Aid agencies step in as Sri Lankans look to rebuilding lives

|PIC1|The Sri Lankan government may have declared victory over Tamil Tigers rebels, but Christian Aid says temporary camps are struggling to cope with the influx of refugees brought on by the intense fighting of recent months.

The Sri Lankan government declared an end to the 25-year-long civil war on Monday, although the UK Foreign Office is still advising against all travel to the north and east of the country amid fears of intermittent violence and terrorist attacks.

“Now that the Sri Lankan government has won the war, they must ensure that they win the peace,” said Robin Greenwood, director of Christian Aid’s Asia division.

The conflict has forced thousands of people to seek safety in government camps, with tens of thousands more expected to arrive in the coming days. The UN estimates that some 7,000 civilians were killed and 16,700 wounded in intense fighting over the last five months alone, with around 250,000 in need of aid.

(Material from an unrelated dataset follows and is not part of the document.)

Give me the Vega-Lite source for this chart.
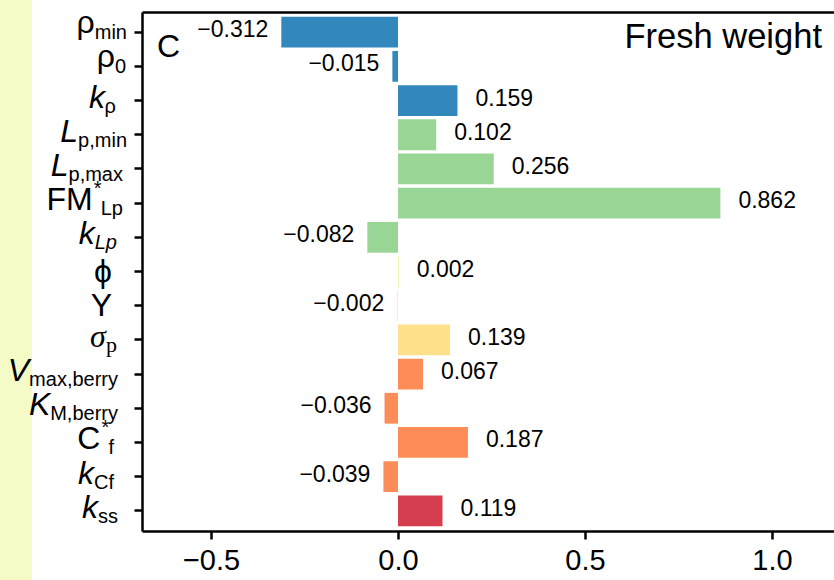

“The priority now is to help those who have had to flee their homes to rebuild their lives … But these camps are already severely over-crowded and unable to meet the basic food and shelter needs of those who are arriving,” said Mr Greenwood.

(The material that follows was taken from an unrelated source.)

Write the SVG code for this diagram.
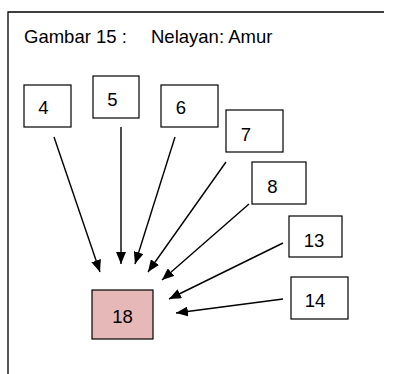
<svg xmlns="http://www.w3.org/2000/svg" width="393" height="374" viewBox="0 0 393 374">
<style>
.box{fill:#ffffff;stroke:#000000;stroke-width:1.2}
.hl{fill:#e6b8b7}
.t{font-family:"Liberation Sans",Arial,sans-serif;font-size:18.5px;fill:#000000}
.c{text-anchor:middle}
.ln{stroke:#000000;stroke-width:1.4;fill:none;marker-end:url(#ah)}
.fr{stroke:#000000;stroke-width:1.3;fill:none}
</style>
<defs>
<marker id="ah" markerUnits="userSpaceOnUse" markerWidth="12" markerHeight="10" refX="12" refY="5" orient="auto">
<path d="M0,0 L12,5 L0,10 z" fill="#000000"/>
</marker>
</defs>
<g id="frame">
<path class="fr" d="M8,374 L8,12 L384,12"/>
</g>
<g id="title">
<text class="t" x="24" y="43" font-size="20">Gambar 15 :</text>
<text class="t" x="151" y="43" font-size="20">Nelayan: Amur</text>
</g>
<g id="connectors">
<line class="ln" x1="54" y1="137" x2="100" y2="272"/>
<line class="ln" x1="121" y1="127" x2="121" y2="264"/>
<line class="ln" x1="175" y1="137" x2="135" y2="264"/>
<line class="ln" x1="226" y1="162" x2="148" y2="272"/>
<line class="ln" x1="249" y1="204" x2="162" y2="280"/>
<line class="ln" x1="283" y1="243" x2="169" y2="299"/>
<line class="ln" x1="283" y1="299" x2="176" y2="313"/>
</g>
<g id="n4"><rect class="box" x="24" y="85" width="47" height="42"/><text class="t c" x="43.5" y="114">4</text></g>
<g id="n5"><rect class="box" x="93" y="76" width="46" height="42"/><text class="t c" x="112.5" y="106">5</text></g>
<g id="n6"><rect class="box" x="161" y="85" width="57" height="42"/><text class="t c" x="181" y="114">6</text></g>
<g id="n7"><rect class="box" x="226" y="110" width="57" height="42"/><text class="t c" x="246" y="141">7</text></g>
<g id="n8"><rect class="box" x="252" y="162" width="54" height="42"/><text class="t c" x="272.5" y="193">8</text></g>
<g id="n13"><rect class="box" x="289" y="216" width="53" height="41"/><text class="t c" x="314" y="247">13</text></g>
<g id="n14"><rect class="box" x="291" y="277" width="57" height="42"/><text class="t c" x="315" y="307">14</text></g>
<g id="n18"><rect class="box hl" x="92" y="290" width="61" height="49"/><text class="t c" x="122.5" y="323">18</text></g>
</svg>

He added that many of the children in the camps were in need of counselling.

“Many children have witnessed terrible scenes as they escaped with their parents to safety. Some saw their parents killed or were separated from them during the journey. These children will need intensive counselling in the months to come,” he said.

The Christian Aid programme officer for Jaffna said people were arriving to the camps from the no-fire zone in a severely malnourished state as many had been unable to farm or fish for months.

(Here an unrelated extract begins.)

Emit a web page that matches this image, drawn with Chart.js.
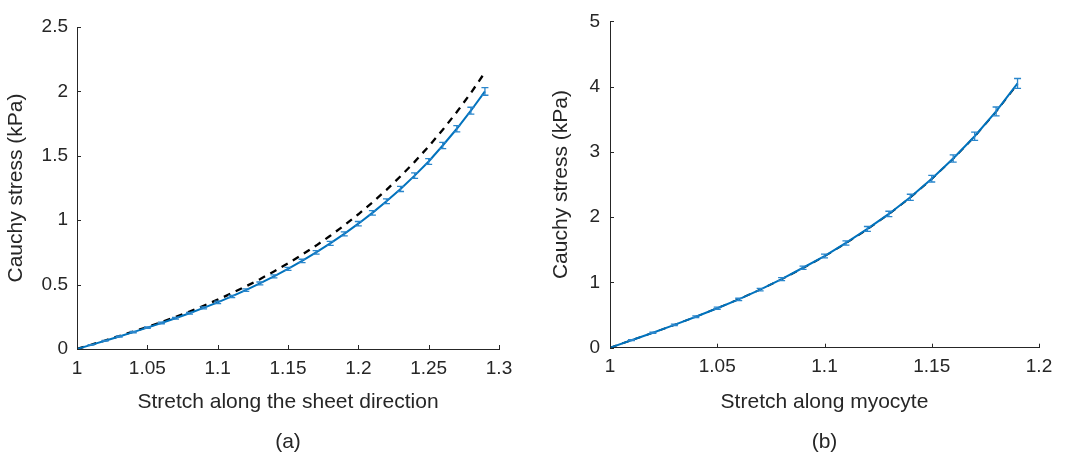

Christian Aid said it would offer counselling in the coming months if they received permission from the government to enter the camps.

“It is very important that the government devises a medium term strategy to permanently resettle people who have been displaced, or to guarantee their safety if they return to their place of origin. Otherwise the cycle of violence may begin again in the near future”, said Mr Greenwood.

World Vision is also planning long-term assistance to help Sri Lankans on the road to recovery, with food, shelter, education and psychosocial programmes for children.

The Christian aid agency estimates that some 80,000 of the 250,000 people in the camps are children.

“The conventional war may be over but the real challenge now is to foster an environment where fractured and displaced Tamil communities can heal and have a real chance at creating a future for themselves and their children," said aid agency director Suresh Bartlett, of World Vision in Sri Lanka.

He urged people not to let the recession stop them from giving financially to aid agencies.

“It is important that donor nations look beyond the financial crisis and the politics of giving or not giving to Sri Lanka and think instead of the tens of thousands of children who will miss out if we don’t help rebuild their families’ lives and meet the specific needs of children themselves," stressed Bartlett.

"We have already lost the futures of two generations of children to nearly three decades of war. This must not be allowed to continue."